The answer to that may lie in how the premier chooses to play his cards. Having survived, albeit not unscathed, what was supposed to be another Blue wave here in Ontario will he stop pandering to a more vulnerable mayor here in Fortress Liberal/NDP Toronto? Incoming newcomer, Jonah Schien was a big proponent of Transit City. Will he and the other downtown NDP MPPs use their minority government leverage to put the plan back on the table? I’d be happy just to see the mayor forced to bring it to council for debate. That seems like a very minor demand to make. More importantly, perhaps the timeline for the province resuming their obligation to pay for half the operating costs of the TTC can be pushed up. That’s something the mayor can get on board with.

At council, it’ll be interesting to see if the game’s changed a little bit too. Two fairly solid supporters of Mayor Ford may now be able to stop helplessly toeing the line now that the election’s over and their respective relatives were easily re-elected on the Liberal ticket. Executive Committee member Michelle Berardinetti’s husband, Lorenzo, retained his seat in Scarborough as did Josh Colle’s dad, Mike, in Eglinton Lawrence in what was supposed to be a hotly contested race against former mayoral candidate Rocco Rossi. It wasn’t. So are these two councillors now more free to display an independence of thinking from the mayor?

And what about Ana Bailão? Her ward has been consumed both federally and provincially by the NDP. Looking down the road to her own re-election fortunes, will that change in colour force her to distance herself a little more often from the mayor?
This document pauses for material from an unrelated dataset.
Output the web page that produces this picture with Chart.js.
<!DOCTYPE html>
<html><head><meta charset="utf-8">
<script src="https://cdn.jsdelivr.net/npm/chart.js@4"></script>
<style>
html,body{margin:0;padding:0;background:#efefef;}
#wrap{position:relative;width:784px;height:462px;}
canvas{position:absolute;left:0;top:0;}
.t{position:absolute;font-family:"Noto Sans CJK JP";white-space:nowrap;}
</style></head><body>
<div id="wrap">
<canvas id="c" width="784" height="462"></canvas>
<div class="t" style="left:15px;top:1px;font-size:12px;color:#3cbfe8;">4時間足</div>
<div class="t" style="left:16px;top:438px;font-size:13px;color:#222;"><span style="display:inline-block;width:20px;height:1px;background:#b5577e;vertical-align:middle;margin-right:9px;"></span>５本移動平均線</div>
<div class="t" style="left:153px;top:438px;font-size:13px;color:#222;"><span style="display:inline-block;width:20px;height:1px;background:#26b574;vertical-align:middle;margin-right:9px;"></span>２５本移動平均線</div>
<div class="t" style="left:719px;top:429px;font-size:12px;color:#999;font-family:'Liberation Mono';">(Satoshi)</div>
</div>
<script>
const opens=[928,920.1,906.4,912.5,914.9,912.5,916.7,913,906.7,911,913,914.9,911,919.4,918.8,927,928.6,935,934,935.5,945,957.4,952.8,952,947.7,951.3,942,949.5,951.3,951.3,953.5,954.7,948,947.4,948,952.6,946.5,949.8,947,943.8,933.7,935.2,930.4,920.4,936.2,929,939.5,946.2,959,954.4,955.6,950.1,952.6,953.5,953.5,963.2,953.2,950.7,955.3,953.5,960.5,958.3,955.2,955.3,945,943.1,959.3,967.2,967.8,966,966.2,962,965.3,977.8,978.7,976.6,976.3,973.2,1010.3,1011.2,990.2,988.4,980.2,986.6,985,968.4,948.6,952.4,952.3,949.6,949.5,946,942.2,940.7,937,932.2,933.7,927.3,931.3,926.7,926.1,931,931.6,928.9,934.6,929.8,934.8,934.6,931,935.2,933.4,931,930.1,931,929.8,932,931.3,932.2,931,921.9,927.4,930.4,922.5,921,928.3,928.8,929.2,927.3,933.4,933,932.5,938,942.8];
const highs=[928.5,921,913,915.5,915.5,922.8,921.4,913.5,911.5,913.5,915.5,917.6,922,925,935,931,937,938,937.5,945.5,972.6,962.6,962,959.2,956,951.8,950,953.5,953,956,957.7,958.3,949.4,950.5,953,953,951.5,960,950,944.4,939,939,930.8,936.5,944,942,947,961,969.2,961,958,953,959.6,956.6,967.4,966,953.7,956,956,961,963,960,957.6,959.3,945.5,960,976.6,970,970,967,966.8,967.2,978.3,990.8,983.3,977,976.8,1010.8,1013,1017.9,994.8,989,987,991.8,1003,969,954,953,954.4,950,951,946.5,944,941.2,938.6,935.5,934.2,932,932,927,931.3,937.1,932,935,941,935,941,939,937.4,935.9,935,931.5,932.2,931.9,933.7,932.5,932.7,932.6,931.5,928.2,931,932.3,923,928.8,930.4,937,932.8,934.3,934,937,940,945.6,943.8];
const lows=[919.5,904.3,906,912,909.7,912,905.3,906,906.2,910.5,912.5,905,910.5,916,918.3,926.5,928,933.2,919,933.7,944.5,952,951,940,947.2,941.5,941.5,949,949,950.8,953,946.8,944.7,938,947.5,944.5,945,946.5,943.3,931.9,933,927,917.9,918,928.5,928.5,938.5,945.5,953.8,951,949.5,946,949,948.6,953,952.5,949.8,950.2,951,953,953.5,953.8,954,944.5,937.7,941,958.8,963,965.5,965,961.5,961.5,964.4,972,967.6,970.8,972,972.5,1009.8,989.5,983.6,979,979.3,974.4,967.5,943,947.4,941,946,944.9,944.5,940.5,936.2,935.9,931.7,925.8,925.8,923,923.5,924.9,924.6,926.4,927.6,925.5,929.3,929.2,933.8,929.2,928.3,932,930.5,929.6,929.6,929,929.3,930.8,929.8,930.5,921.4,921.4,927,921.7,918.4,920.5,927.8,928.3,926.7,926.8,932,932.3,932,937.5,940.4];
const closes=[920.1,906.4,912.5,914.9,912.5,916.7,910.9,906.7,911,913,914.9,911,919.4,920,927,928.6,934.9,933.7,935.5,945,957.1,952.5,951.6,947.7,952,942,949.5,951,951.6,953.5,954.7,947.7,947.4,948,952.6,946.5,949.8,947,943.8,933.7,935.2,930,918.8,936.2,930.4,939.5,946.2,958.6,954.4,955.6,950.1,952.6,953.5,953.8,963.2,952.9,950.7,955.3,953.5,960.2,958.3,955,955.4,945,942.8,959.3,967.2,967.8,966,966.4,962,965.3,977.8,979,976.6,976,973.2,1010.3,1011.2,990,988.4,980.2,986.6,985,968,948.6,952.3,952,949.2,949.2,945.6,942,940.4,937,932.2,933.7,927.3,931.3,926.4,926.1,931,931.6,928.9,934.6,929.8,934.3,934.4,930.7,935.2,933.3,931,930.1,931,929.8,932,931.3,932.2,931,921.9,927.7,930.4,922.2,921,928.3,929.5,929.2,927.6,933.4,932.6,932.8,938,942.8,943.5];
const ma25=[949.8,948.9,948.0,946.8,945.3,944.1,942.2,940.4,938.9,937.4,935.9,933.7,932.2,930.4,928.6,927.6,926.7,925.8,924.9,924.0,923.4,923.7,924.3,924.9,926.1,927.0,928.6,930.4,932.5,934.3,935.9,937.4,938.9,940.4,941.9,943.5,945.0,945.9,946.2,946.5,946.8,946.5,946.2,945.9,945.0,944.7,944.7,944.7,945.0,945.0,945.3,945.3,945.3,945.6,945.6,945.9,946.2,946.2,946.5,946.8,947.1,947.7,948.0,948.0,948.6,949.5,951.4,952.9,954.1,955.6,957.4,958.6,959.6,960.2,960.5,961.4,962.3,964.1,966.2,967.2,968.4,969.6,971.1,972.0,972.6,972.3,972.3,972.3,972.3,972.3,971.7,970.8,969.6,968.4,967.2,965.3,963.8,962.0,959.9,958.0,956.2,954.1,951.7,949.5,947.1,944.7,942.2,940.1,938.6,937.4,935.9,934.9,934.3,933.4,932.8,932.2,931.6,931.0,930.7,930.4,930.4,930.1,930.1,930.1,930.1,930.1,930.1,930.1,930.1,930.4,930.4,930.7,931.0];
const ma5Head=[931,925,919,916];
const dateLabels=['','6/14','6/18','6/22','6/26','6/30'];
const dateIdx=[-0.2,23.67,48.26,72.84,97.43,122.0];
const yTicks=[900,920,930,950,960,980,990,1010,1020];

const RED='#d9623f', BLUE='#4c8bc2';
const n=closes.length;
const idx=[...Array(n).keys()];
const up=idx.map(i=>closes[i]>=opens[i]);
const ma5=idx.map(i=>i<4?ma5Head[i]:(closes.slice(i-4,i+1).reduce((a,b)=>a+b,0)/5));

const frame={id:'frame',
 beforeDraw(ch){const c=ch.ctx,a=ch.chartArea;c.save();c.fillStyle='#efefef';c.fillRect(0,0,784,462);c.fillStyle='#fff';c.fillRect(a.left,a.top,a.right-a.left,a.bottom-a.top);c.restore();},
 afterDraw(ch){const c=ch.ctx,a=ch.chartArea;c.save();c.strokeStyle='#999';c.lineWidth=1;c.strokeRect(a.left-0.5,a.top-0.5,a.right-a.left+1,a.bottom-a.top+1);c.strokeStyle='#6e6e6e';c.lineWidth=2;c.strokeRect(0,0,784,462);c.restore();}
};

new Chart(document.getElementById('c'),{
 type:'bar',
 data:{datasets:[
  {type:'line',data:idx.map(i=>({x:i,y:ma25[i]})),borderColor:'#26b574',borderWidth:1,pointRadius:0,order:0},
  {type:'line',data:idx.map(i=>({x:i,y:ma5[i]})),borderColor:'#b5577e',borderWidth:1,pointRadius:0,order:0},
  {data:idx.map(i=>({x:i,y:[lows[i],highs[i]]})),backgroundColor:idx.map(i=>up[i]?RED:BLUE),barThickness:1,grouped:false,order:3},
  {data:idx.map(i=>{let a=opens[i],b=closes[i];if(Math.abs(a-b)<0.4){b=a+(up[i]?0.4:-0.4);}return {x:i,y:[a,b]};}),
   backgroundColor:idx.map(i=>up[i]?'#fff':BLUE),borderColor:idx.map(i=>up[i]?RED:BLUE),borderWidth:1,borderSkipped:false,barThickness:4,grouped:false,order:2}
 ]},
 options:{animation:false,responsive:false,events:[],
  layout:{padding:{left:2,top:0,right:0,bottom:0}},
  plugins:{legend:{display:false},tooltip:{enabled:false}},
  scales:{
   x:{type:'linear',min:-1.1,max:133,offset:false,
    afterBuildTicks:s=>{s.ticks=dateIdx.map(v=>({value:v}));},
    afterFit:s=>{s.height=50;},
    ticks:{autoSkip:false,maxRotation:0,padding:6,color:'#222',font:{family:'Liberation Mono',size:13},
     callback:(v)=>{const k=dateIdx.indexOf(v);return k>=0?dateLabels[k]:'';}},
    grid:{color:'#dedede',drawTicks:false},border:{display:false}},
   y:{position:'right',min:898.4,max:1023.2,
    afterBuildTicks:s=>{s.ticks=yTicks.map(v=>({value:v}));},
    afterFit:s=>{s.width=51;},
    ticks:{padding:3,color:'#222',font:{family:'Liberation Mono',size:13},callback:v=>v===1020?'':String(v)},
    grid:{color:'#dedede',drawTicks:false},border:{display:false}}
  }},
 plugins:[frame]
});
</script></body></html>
For all the lifelessness of the provincial campaign, a lifelessness that helped contribute to the worst voter turnout in history in Ontario, it has certainly detonated some reverberations here in Toronto. Very, very noticeable cracks in Mayor Ford’s once seemingly bulletproof veneer have been fully exposed. Having endeavoured to make no friends with anyone not possessing similar political stripes, he’s now at the mercy of those he bullied, berated and otherwise alienated while in his briefest of ascendancies. He left himself no wiggle room.

It’s going to be fun to watch him squirm.